The technique of microencapsulation was introduced nearly eighty years ago and its potential application in cell
therapy was described almost fifty years later. The technique offers a wide range of applications in both industrial products
and personalized medicine. The potential application of the technique in pancreatic islet immunoisolation prior to
transplantation was first described in 1980 with the resulting construct termed as bioartificial pancreas. Since that first description
of microencapsulated islet technology, interest has waxed and waned because of the conflicting data that have
been generated in a variety of experimental and clinical studies. Routine clinical application has been impaired because of
a number of factors including the need to optimize the technique, determination of the optimum site of transplantation,
and the scarcity of appropriate scaled up devices for high throughput fabrication of the construct to be used in large animals
and human studies. In this review article, we discuss the microencapsulation procedure and its various applications,
and current impediments to routine use of this technology in the biomedical setting especially in encapsulated islet transplantation.

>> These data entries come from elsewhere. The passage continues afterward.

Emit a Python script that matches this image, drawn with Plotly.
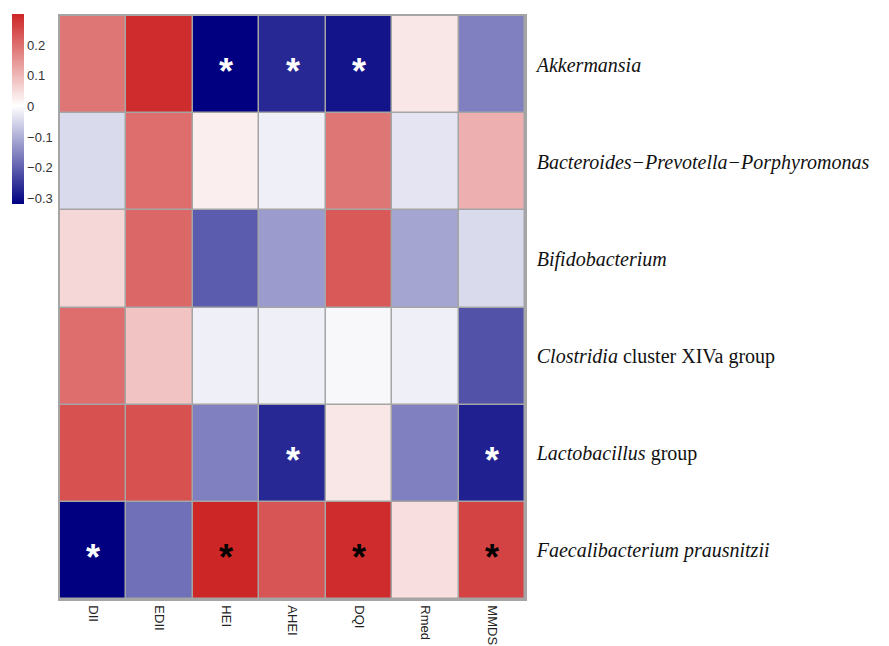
import plotly.graph_objects as go

indices = ["DII", "EDII", "HEI", "AHEI", "DQI", "Rmed", "MMDS"]
taxa = ["Akkermansia", "Bacteroides−Prevotella−Porphyromonas", "Bifidobacterium",
        "Clostridia cluster XIVa group", "Lactobacillus group", "Faecalibacterium prausnitzii"]
taxa_labels = ["<i>Akkermansia</i>", "<i>Bacteroides−Prevotella−Porphyromonas</i>",
               "<i>Bifidobacterium</i>", "<i>Clostridia</i> cluster XIVa group",
               "<i>Lactobacillus</i> group", "<i>Faecalibacterium prausnitzii</i>"]

corr_akkermansia = [0.19, 0.29, -0.32, -0.27, -0.295, 0.035, -0.16]
corr_bacteroides = [-0.046, 0.20, 0.024, -0.02, 0.19, -0.034, 0.11]
corr_bifido = [0.055, 0.21, -0.205, -0.125, 0.23, -0.113, -0.046]
corr_clostridia = [0.20, 0.083, -0.02, -0.02, -0.009, -0.02, -0.217]
corr_lacto = [0.24, 0.24, -0.16, -0.27, 0.035, -0.16, -0.28]
corr_faecali = [-0.32, -0.18, 0.30, 0.235, 0.29, 0.045, 0.26]

signif_akkermansia = ["", "", "*", "*", "*", "", ""]
signif_bacteroides = ["", "", "", "", "", "", ""]
signif_bifido = ["", "", "", "", "", "", ""]
signif_clostridia = ["", "", "", "", "", "", ""]
signif_lacto = ["", "", "", "*", "", "", "*"]
signif_faecali = ["*", "", "*", "", "*", "", "*"]

cbar_ticks = [-0.3, -0.2, -0.1, 0, 0.1, 0.2]

z = [corr_akkermansia, corr_bacteroides, corr_bifido, corr_clostridia, corr_lacto, corr_faecali]
sig = [signif_akkermansia, signif_bacteroides, signif_bifido, signif_clostridia, signif_lacto, signif_faecali]

zmin, zmax = -0.32, 0.30
mid = (0 - zmin) / (zmax - zmin)

W, H = 881, 638  # page body has an 8px margin

fig = go.Figure(go.Heatmap(
    z=z, x=indices, y=taxa,
    zmin=zmin, zmax=zmax,
    colorscale=[[0, "rgb(0,0,128)"], [mid, "rgb(255,255,255)"], [1, "rgb(205,38,38)"]],
    xgap=1.5, ygap=1.5,
    hoverongaps=False,
    colorbar=dict(
        xref="container", yref="container",
        x=4 / W, xanchor="left",
        y=1 - 7 / H, yanchor="top",
        thickness=12, thicknessmode="pixels",
        len=190, lenmode="pixels",
        outlinewidth=0,
        tickvals=cbar_ticks,
        ticktext=["−0.3", "−0.2", "−0.1", "0", "0.1", "0.2"],
        ticks="", ticklabelposition="outside",
        tickfont=dict(family="Liberation Sans, Arial", size=13, color="#333333"),
        xpad=0, ypad=0,
    ),
))

for i, row in enumerate(sig):
    for j, s in enumerate(row):
        if s:
            col = "white" if z[i][j] < 0 else "black"
            fig.add_annotation(x=indices[j], y=taxa[i], text="<b>*</b>", showarrow=False,
                               yshift=-7,
                               font=dict(family="Liberation Sans, Arial", size=36, color=col))

fig.update_layout(
    width=W, height=H,
    margin=dict(l=52, r=364, t=8, b=47, autoexpand=False),
    plot_bgcolor="rgb(165,165,165)",
    paper_bgcolor="white",
    showlegend=False,
)
fig.update_xaxes(
    type="category", tickangle=90, side="bottom",
    tickfont=dict(family="Liberation Sans, Arial", size=13, color="#222222"),
    showgrid=False, zeroline=False,
    showline=True, mirror=True, linecolor="rgb(165,165,165)", linewidth=1.5,
    ticks="", ticklabelstandoff=2,
)
fig.update_yaxes(
    type="category", autorange="reversed", side="right",
    tickvals=taxa, ticktext=taxa_labels,
    tickfont=dict(family="Liberation Serif, Times New Roman", size=20, color="#111111"),
    showgrid=False, zeroline=False,
    showline=True, mirror=True, linecolor="rgb(165,165,165)", linewidth=1.5,
    ticks="", ticklabelstandoff=6,
)

fig.write_html("out.html")
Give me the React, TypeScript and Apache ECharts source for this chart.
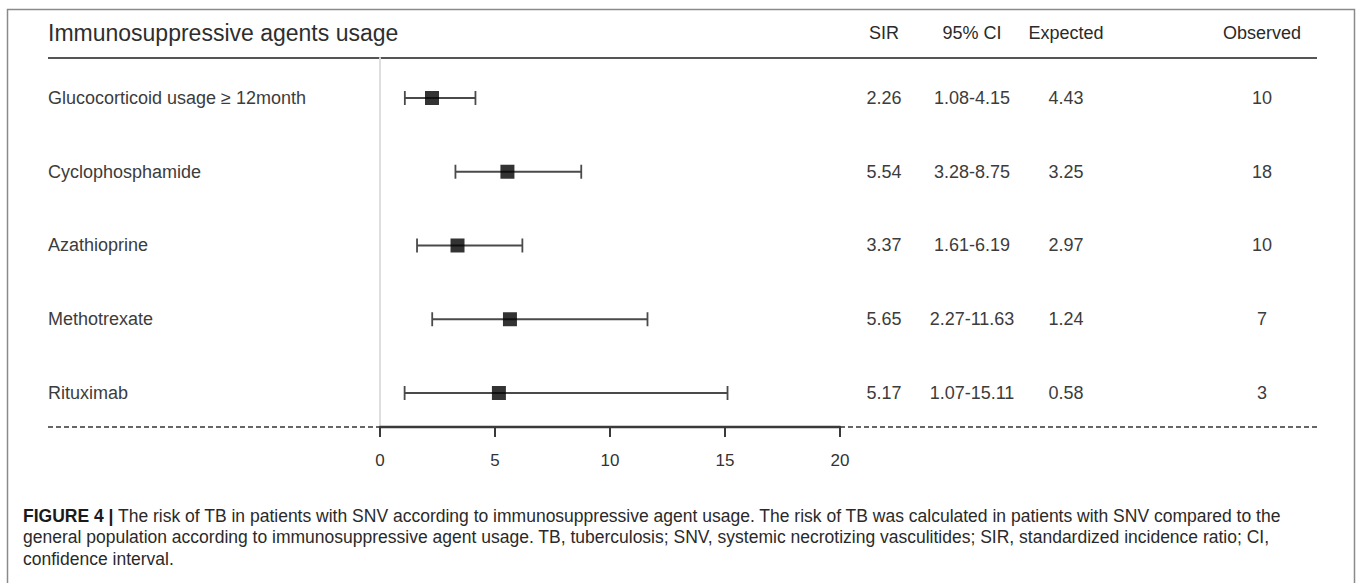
import React, { useEffect, useRef } from "react";
import * as echarts from "echarts";

const FONT = '"Liberation Sans", Arial, Helvetica, sans-serif';

const CATEGORIES = [
  "Glucocorticoid usage \u2265 12month",
  "Cyclophosphamide",
  "Azathioprine",
  "Methotrexate",
  "Rituximab",
];
const SIR = [2.26, 5.54, 3.37, 5.65, 5.17];
const CI_LOW = [1.08, 3.28, 1.61, 2.27, 1.07];
const CI_HIGH = [4.15, 8.75, 6.19, 11.63, 15.11];
const EXPECTED = [4.43, 3.25, 2.97, 1.24, 0.58];
const OBSERVED = [10, 18, 10, 7, 3];
const HEADERS = ["SIR", "95% CI", "Expected", "Observed"];
const TITLE = "Immunosuppressive agents usage";
const CAPTION_LINES = [
  "The risk of TB in patients with SNV according to immunosuppressive agent usage. The risk of TB was calculated in patients with SNV compared to the",
  "general population according to immunosuppressive agent usage. TB, tuberculosis; SNV, systemic necrotizing vasculitides; SIR, standardized incidence ratio; CI,",
  "confidence interval.",
];

// layout
const COL_X = [884, 972, 1066, 1262];
const LABEL_X = 48;
const LINE_LEFT = 48;
const LINE_RIGHT = 1317;
const HEADER_Y = 33;
const HEADER_LINE_Y = 58;
const AXIS_Y = 427;
const GRID_LEFT = 380;
const GRID_WIDTH = 460;

function rowText(i: number): string[] {
  return [
    SIR[i].toFixed(2),
    `${CI_LOW[i].toFixed(2)}-${CI_HIGH[i].toFixed(2)}`,
    EXPECTED[i].toFixed(2),
    String(OBSERVED[i]),
  ];
}

function buildOption() {
  const textBase = { fontFamily: FONT, fontSize: 18, fill: "#3c3c3c" };
  const graphic: any[] = [
    {
      type: "rect",
      shape: { x: 7.5, y: 9.5, width: 1347, height: 620 },
      style: { fill: "none", stroke: "#8a8a8a", lineWidth: 1.5 },
      silent: true,
    },
    {
      type: "text",
      x: LINE_LEFT,
      y: HEADER_Y,
      style: { ...textBase, text: TITLE, fontSize: 23, fill: "#2e2e2e", verticalAlign: "middle", align: "left" },
    },
    ...HEADERS.map((h, k) => ({
      type: "text",
      x: COL_X[k],
      y: HEADER_Y,
      style: { ...textBase, text: h, fill: "#2a2a2a", align: "center", verticalAlign: "middle" },
    })),
    {
      type: "line",
      shape: { x1: LINE_LEFT, y1: HEADER_LINE_Y, x2: LINE_RIGHT, y2: HEADER_LINE_Y },
      style: { stroke: "#555", lineWidth: 2.2 },
    },
    {
      type: "line",
      shape: { x1: LINE_LEFT, y1: AXIS_Y, x2: GRID_LEFT, y2: AXIS_Y },
      style: { stroke: "#666", lineWidth: 2, lineDash: [5, 3] },
    },
    {
      type: "line",
      shape: { x1: GRID_LEFT + GRID_WIDTH, y1: AXIS_Y, x2: LINE_RIGHT, y2: AXIS_Y },
      style: { stroke: "#666", lineWidth: 2, lineDash: [5, 3] },
    },
    {
      type: "text",
      x: 23,
      y: 505,
      style: {
        text: "{b|FIGURE 4 |} " + CAPTION_LINES.join("\n"),
        fontFamily: FONT,
        fontSize: 17.5,
        fill: "#2a2a2a",
        lineHeight: 21.5,
        verticalAlign: "top",
        align: "left",
        rich: {
          b: { fontFamily: FONT, fontSize: 17.5, fontWeight: "bold", fill: "#1a1a1a", lineHeight: 21.5 },
        },
      },
    },
  ];

  return {
    animation: false,
    backgroundColor: "#fff",
    textStyle: { fontFamily: FONT },
    grid: { left: GRID_LEFT, width: GRID_WIDTH, top: HEADER_LINE_Y, height: AXIS_Y - HEADER_LINE_Y },
    xAxis: {
      type: "value",
      min: 0,
      max: 20,
      interval: 5,
      axisLine: { show: true, onZero: false, lineStyle: { color: "#3a3a3a", width: 2.4 } },
      axisTick: { show: true, length: 10, lineStyle: { color: "#3a3a3a", width: 2 } },
      axisLabel: { fontSize: 17, color: "#333", margin: 25, fontFamily: FONT },
      splitLine: { show: false },
    },
    yAxis: {
      type: "value",
      inverse: true,
      min: -0.542,
      max: 4.461,
      axisLine: { show: true, onZero: false, lineStyle: { color: "#dedede", width: 2 } },
      axisTick: { show: false },
      axisLabel: { show: false },
      splitLine: { show: false },
    },
    graphic,
    series: [
      {
        type: "custom",
        name: "CI",
        silent: true,
        clip: false,
        data: CI_LOW.map((lo, i) => [lo, CI_HIGH[i], i]),
        encode: { x: [0, 1], y: 2 },
        renderItem: (params: any, api: any) => {
          const lo = api.coord([api.value(0), api.value(2)]);
          const hi = api.coord([api.value(1), api.value(2)]);
          const cap = 7;
          const style = { stroke: "#4a4a4a", lineWidth: 1.8, fill: "none" };
          return {
            type: "group",
            children: [
              { type: "line", shape: { x1: lo[0], y1: lo[1], x2: hi[0], y2: hi[1] }, style },
              { type: "line", shape: { x1: lo[0], y1: lo[1] - cap, x2: lo[0], y2: lo[1] + cap }, style },
              { type: "line", shape: { x1: hi[0], y1: hi[1] - cap, x2: hi[0], y2: hi[1] + cap }, style },
            ],
          };
        },
        z: 3,
      },
      {
        type: "scatter",
        name: "SIR",
        silent: true,
        data: SIR.map((v, i) => [v, i]),
        symbol: "rect",
        symbolSize: 14,
        itemStyle: { color: "#000" },
        z: 5,
      },
      {
        type: "custom",
        name: "table",
        silent: true,
        clip: false,
        data: CATEGORIES.map((_, i) => [0, i]),
        encode: { x: 0, y: 1 },
        renderItem: (params: any, api: any) => {
          const i = api.value(1);
          const y = api.coord([0, i])[1];
          const vals = rowText(i);
          return {
            type: "group",
            children: [
              {
                type: "text",
                x: LABEL_X,
                y,
                style: { ...textBase, text: CATEGORIES[i], align: "left", verticalAlign: "middle" },
              },
              ...vals.map((t, k) => ({
                type: "text",
                x: COL_X[k],
                y,
                style: { ...textBase, text: t, align: "center", verticalAlign: "middle" },
              })),
            ],
          };
        },
      },
    ],
  };
}

export default function App() {
  const ref = useRef<HTMLDivElement>(null);
  useEffect(() => {
    document.body.style.margin = "0";
    const chart = echarts.init(ref.current!, null, { renderer: "svg" });
    chart.setOption(buildOption() as any);
    return () => chart.dispose();
  }, []);
  return <div ref={ref} style={{ width: 1360, height: 583, background: "#fff" }} />;
}
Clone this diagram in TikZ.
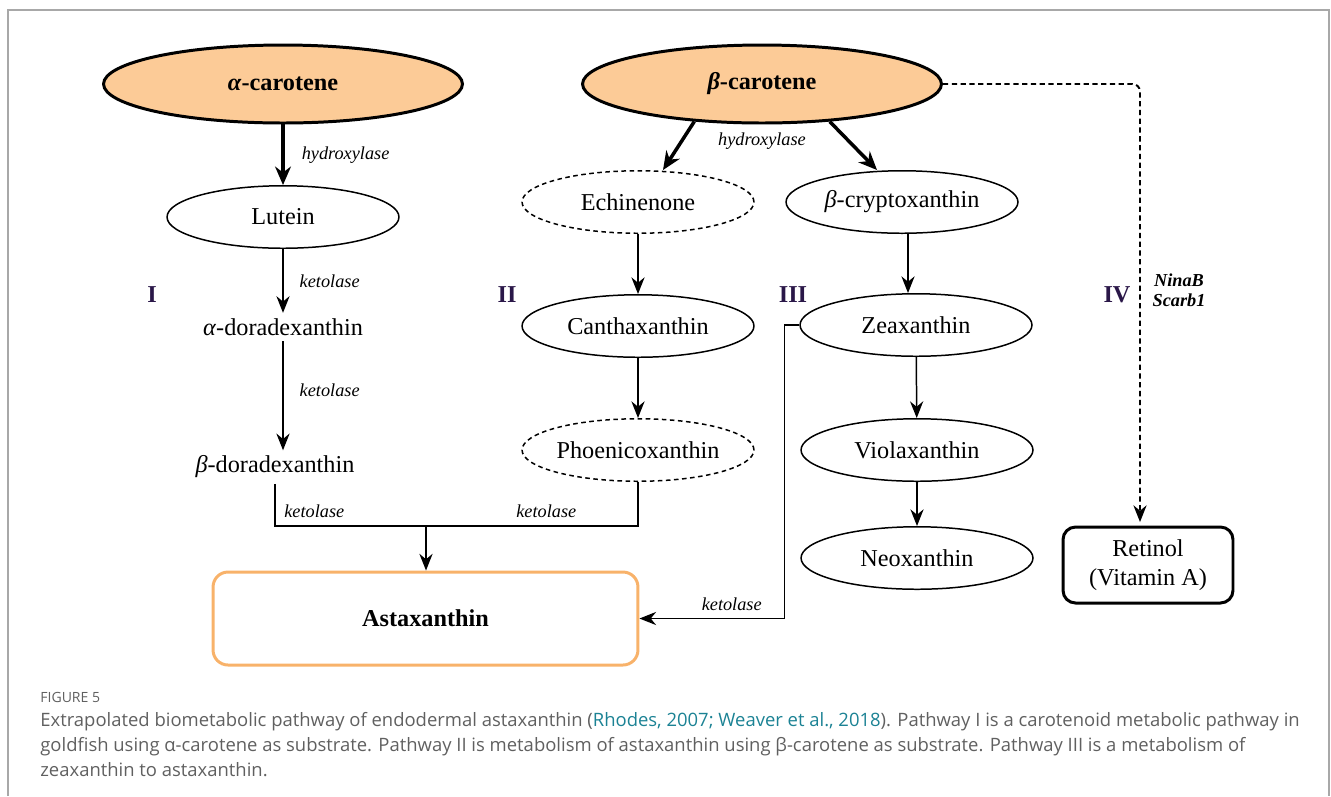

In particular, we highlight the role of microfluidics in microencapsulation in many areas of industrial and
medical applications. In medical applications, we have highlighted developments in the bioartificial pancreas and the outstanding
issues that need to be resolved to make this technology a viable treatment option for individuals afflicted with
Type 1 diabetes.
Keywords: Cell Therapy, Drug Delivery, Islets, Microencapsulation, Microfabrication, Microfluidics, Regenerative Medicine.